We render de novo review of a district court judgment dismissing a habeas corpus petition filed under 28 U.S.C. § 2241. See Charles v. Chandler, 180 F.3d 753, 755 (6th Cir.1999). Such review reflects that the district court properly dismissed Johnson’s petition.

Under highly exceptional circumstances, a federal prisoner may challenge his conviction and imposition of sentence under § 2241, instead of § 2255, if he is able to establish that his remedy under § 2255 is inadequate or ineffective to test the legality of his detention. See 28 U.S.C. § 2255 (last clause in fifth paragraph); Charles, 180 F.3d at 755-56. It is the prisoner’s burden to prove that his remedy under § 2255 is inadequate or ineffective. See id. at 756.

Reviewing recent decisions that have invoked this savings clause, the Sixth Circuit in Charles concluded that the courts have done so essentially to permit prisoners to submit claims of actual innocence that would otherwise have been barred under the Antiterrorism and Effective Death Penalty Act. See id. at 756-57. Because the petitioner had failed to submit a facially valid claim of actual innocence in Charles, the court withheld judgment as to whether a claim of actual innocence would permit a petitioner to have a “second bite of the apple.” Id. at 757; accord Pack v. Yusuff, 218 F.3d 448, 453 (5th Cir.2000); United States v. Barrett, 178 F.3d 34, 52-53 (1st Cir.1999), cert. denied, 528 U.S. 1176, 120 S.Ct. 1208, 145 L.Ed.2d 1110 (2000).

Johnson has not met his burden to prove that his § 2255 remedy is inadequate or ineffective for several reasons. First, even if the actual innocence standard were applicable to this case, Johnson does not cite to an intervening change in the law or to any extraordinary circumstances which reflect that he may be actually innocent of his crime. Johnson has also had multiple opportunities to challenge his conviction and sentence on his asserted grounds.

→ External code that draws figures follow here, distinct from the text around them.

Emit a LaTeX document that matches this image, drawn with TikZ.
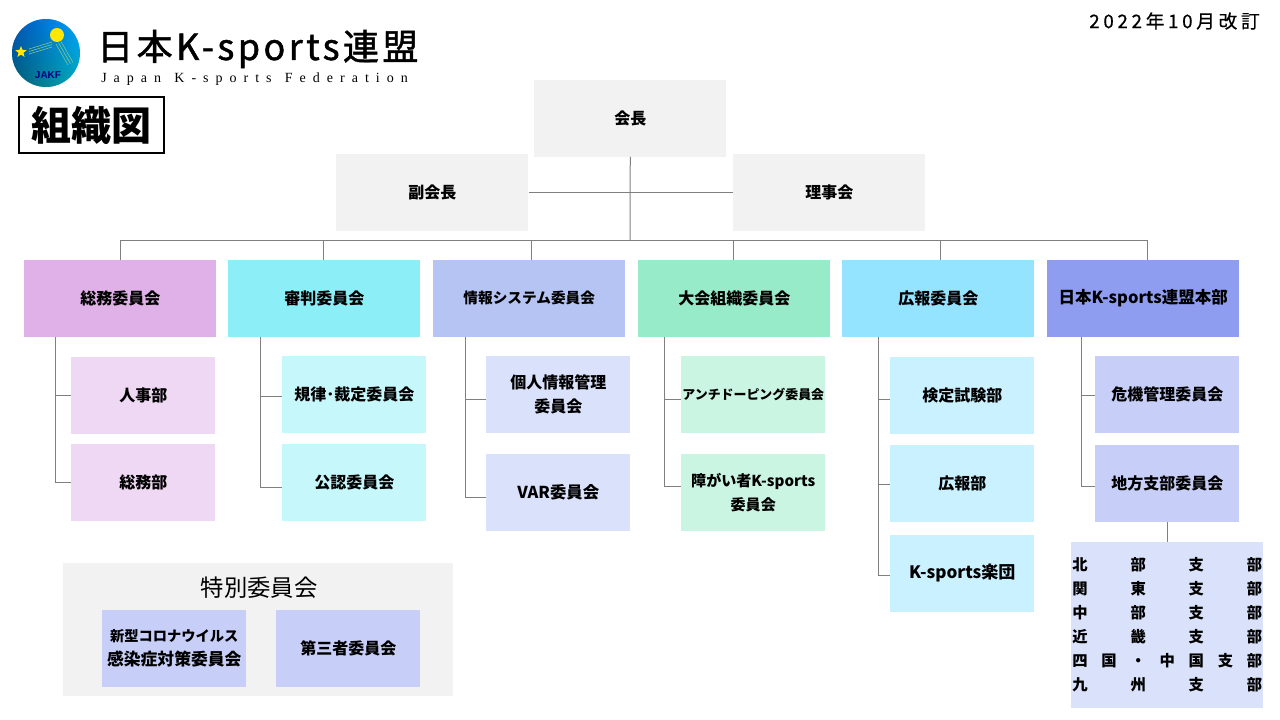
\documentclass[tikz,border=0pt]{standalone}
\usepackage{fontspec}
\usetikzlibrary{calc,shapes.geometric}
\setmainfont{Noto Sans CJK JP}
\newfontfamily\titlefont[LetterSpace=9.5,FakeBold=1.3]{Noto Sans CJK JP}
\newfontfamily\subfont[LetterSpace=50]{Liberation Serif}
\newfontfamily\datefont[LetterSpace=20,FakeBold=0.6]{Noto Sans CJK JP}
\newfontfamily\logofont{Liberation Sans}
\definecolor{grayb}{HTML}{F2F2F2}
\definecolor{lin}{HTML}{7F7F7F}
\definecolor{c1}{HTML}{E0B0E8}\definecolor{d1}{HTML}{EFD8F4}
\definecolor{c2}{HTML}{8CEFF8}\definecolor{d2}{HTML}{C6F7FB}
\definecolor{c3}{HTML}{B6C4F4}\definecolor{d3}{HTML}{DAE1FA}
\definecolor{c4}{HTML}{98EBC8}\definecolor{d4}{HTML}{CBF5E3}
\definecolor{c5}{HTML}{94E3FF}\definecolor{d5}{HTML}{C9F1FF}
\definecolor{c6}{HTML}{8F9DF0}\definecolor{d6}{HTML}{C7CEF8}
\newcommand{\distline}[1]{\hbox to 142.5pt{#1}}
\newcommand{\fs}[1]{\fontsize{#1}{18}\selectfont\bfseries}
\tikzset{
  orgbox/.style={anchor=north west,inner sep=0pt,align=center,text=black,font=\fs{12}},
  bigbox/.style={orgbox,minimum width=144pt,minimum height=57.2pt},
  smallbox/.style={orgbox,minimum width=108pt,minimum height=57.2pt},
  link/.style={draw=lin,line width=0.75pt},
  streak/.style={draw=white!70!green!80!black,line width=0.4pt},
}
\newcommand{\elbow}[4]{\draw[link] ($(#1.south west)+(#2,0)$) |- ($(#3.west)+(0,#4)$);}
\begin{document}
\begin{tikzpicture}[x=0.75pt,y=-0.75pt]
\useasboundingbox (0,0) rectangle (1280,720);
% logo
\shade[left color=blue!45!black!90!cyan,right color=cyan!65!blue] (46,53) circle (34);
\shade[top color=cyan!60!blue,bottom color=green!45!cyan!70!black,opacity=0.45] (46,53) circle (34);
\fill[yellow!90!orange] (57,35) circle (7);
\node[fill=yellow!95!orange,star,star points=5,star point ratio=2.3,inner sep=0pt,minimum size=9pt] (logostar) at (21,52) {};
\foreach \d in {0,2.5,5}{
  \draw[streak] (29,{49+\d}) -- (52,{42+\d});
  \draw[streak] ({56+\d},{44-\d/2}) -- ({68+\d},{65-\d/2});
}
\node[inner sep=0pt,text=blue!50!black,font=\fontsize{7.5}{9}\selectfont\bfseries\logofont] (logotext) at (48,75) {JAKF};
% headings
\node[anchor=west,inner sep=0pt,font=\fontsize{27}{30}\selectfont\titlefont] (brand) at (97,49) {日本K-sports連盟};
\node[anchor=west,inner sep=0pt,font=\fontsize{10.5}{12}\selectfont\subfont] (brandsub) at (101,79) {Japan\hspace{0.95em}K-sports\hspace{0.95em}Federation};
\node[anchor=east,inner sep=0pt,font=\fontsize{14}{15}\selectfont\datefont] (revdate) at (1260,21) {2022年10月改訂};
\node[draw=black,line width=1.5pt,minimum width=109pt,minimum height=42pt,inner sep=0pt,anchor=north west,
  font=\fontsize{30}{34}\selectfont\bfseries] (zu) at (18,96) {組織図};
% executives
\node[bigbox,fill=grayb] (kaicho) at (534,80) {会長};
\node[bigbox,fill=grayb] (fuku) at (336,154) {副会長};
\node[bigbox,fill=grayb] (riji) at (733,154) {理事会};
% committees
\node[bigbox,fill=c1] (t1) at (24,260) {総務委員会};
\node[bigbox,fill=c2] (t2) at (228,260) {審判委員会};
\node[bigbox,fill=c3,font=\fs{11}] (t3) at (433,260) {情報システム委員会};
\node[bigbox,fill=c4] (t4) at (638,260) {大会組織委員会};
\node[bigbox,fill=c5] (t5) at (842,260) {広報委員会};
\node[bigbox,fill=c6,font=\fs{12.4}] (t6) at (1047,260) {日本K-sports連盟本部};
% children
\node[smallbox,fill=d1] (a1) at (71,357) {人事部};
\node[smallbox,fill=d1] (a2) at (71,444) {総務部};
\node[smallbox,fill=d2] (b1) at (282,356) {規律･裁定委員会};
\node[smallbox,fill=d2] (b2) at (282,444) {公認委員会};
\node[smallbox,fill=d3] (c1n) at (486,356) {個人情報管理\\委員会};
\node[smallbox,fill=d3,font=\fs{12.3}] (c2n) at (486,454) {VAR委員会};
\node[smallbox,fill=d4,font=\fs{9.7}] (d1n) at (681,356) {アンチドーピング委員会};
\node[smallbox,fill=d4,font=\fs{11.3}] (d2n) at (681,454) {障がい者K-sports\\委員会};
\node[smallbox,fill=d5] (e1) at (890,357) {検定試験部};
\node[smallbox,fill=d5] (e2) at (890,445) {広報部};
\node[smallbox,fill=d5,font=\fs{12.8}] (e3) at (890,535) {K-sports楽団};
\node[smallbox,fill=d6] (f1) at (1095,356) {危機管理委員会};
\node[smallbox,fill=d6] (f2) at (1095,445) {地方支部委員会};
% branches
\node[orgbox,fill=d3,minimum width=144pt,minimum height=124pt,font=\fs{11.5},align=left] (shibu) at (1071,542) {%
  \distline{北\hfill 部\hfill 支\hfill 部}\\
  \distline{関\hfill 東\hfill 支\hfill 部}\\
  \distline{中\hfill 部\hfill 支\hfill 部}\\
  \distline{近\hfill 畿\hfill 支\hfill 部}\\
  \distline{四\hfill 国\hfill ・\hfill 中\hfill 国\hfill 支\hfill 部}\\
  \distline{九\hfill 州\hfill 支\hfill 部}};
% special committee
\node[anchor=north west,inner sep=0pt,fill=grayb,minimum width=292.5pt,minimum height=99.75pt] (special) at (63,563) {};
\node[inner sep=0pt,font=\fontsize{17.5}{20}\selectfont] (specialt) at (259,588) {特別委員会};
\node[smallbox,fill=d6] (s1) at (102,610) {{\fs{10.7}新型コロナウイルス}\\{\fs{12.6}感染症対策委員会}};
\node[smallbox,fill=d6] (s2) at (276,610) {第三者委員会};
% connectors
\coordinate (bus) at (630,240.5);
\draw[link] (kaicho.south) -- (bus);
\draw[link] (fuku.east) -- (riji.west);
\draw[link] (bus) -| ($(t1.north)$);
\draw[link] (bus) -| ($(t2.north)+(-1,0)$);
\draw[link] (bus) -| ($(t3.north)+(2,0)$);
\draw[link] (bus) -| ($(t4.north)+(-1,0)$);
\draw[link] (bus) -| ($(t5.north)+(2,0)$);
\draw[link] (bus) -| ($(t6.north)+(4,0)$);
\elbow{t1}{31}{a1}{0}
\elbow{t1}{31}{a2}{0}
\elbow{t2}{32}{b1}{2}
\elbow{t2}{32}{b2}{5}
\elbow{t3}{32}{c1n}{5}
\elbow{t3}{32}{c2n}{5}
\elbow{t4}{26}{d1n}{5}
\elbow{t4}{26}{d2n}{-6}
\elbow{t5}{36}{e1}{4}
\elbow{t5}{36}{e2}{1}
\elbow{t5}{36}{e3}{2}
\elbow{t6}{34}{f1}{1}
\elbow{t6}{34}{f2}{3}
\draw[link] (f2.south -| shibu.north) -- (shibu.north);
\end{tikzpicture}
\end{document}
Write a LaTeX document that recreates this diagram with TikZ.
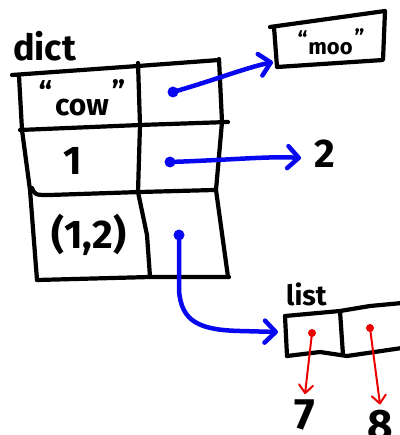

Second, Johnson’s remedy under § 2255 is not rendered deficient for any other reason under the circumstances of this ease. As the court explained in Charles, the remedy under § 2255 is not rendered inadequate or ineffective simply because a petitioner may be denied relief under § 2255, because the petitioner may be denied permission to file a second or successive motion to vacate, or because the petitioner has allowed the one-year statute of limitations to expire. Charles, 180 F.3d at 756-58; accord United States v. Lurie, 207 F.3d 1075, 1077-78 (8th Cir.2000). The remedy afforded under § 2241 is not an additional, alternative or supplemental remedy to that prescribed under § 2255. See Charles, 180 F.3d at 758.

Johnson’s claim is without merit in any event. Johnson complains that the government should not have relied on the Pinkerton doctrine to uphold his § 924(c)(1) conviction. This contention is frivolous. See United States v. Myers, 102 F.3d 227, 237-38 (6th Cir.1996).

Accordingly, we grant Johnson’s motion to proceed in forma pauperis to permit review in this case, deny his motion for the appointment of counsel, and affirm the district court’s judgment. See Rule 34(j)(2)(C), Rules of the Sixth Circuit.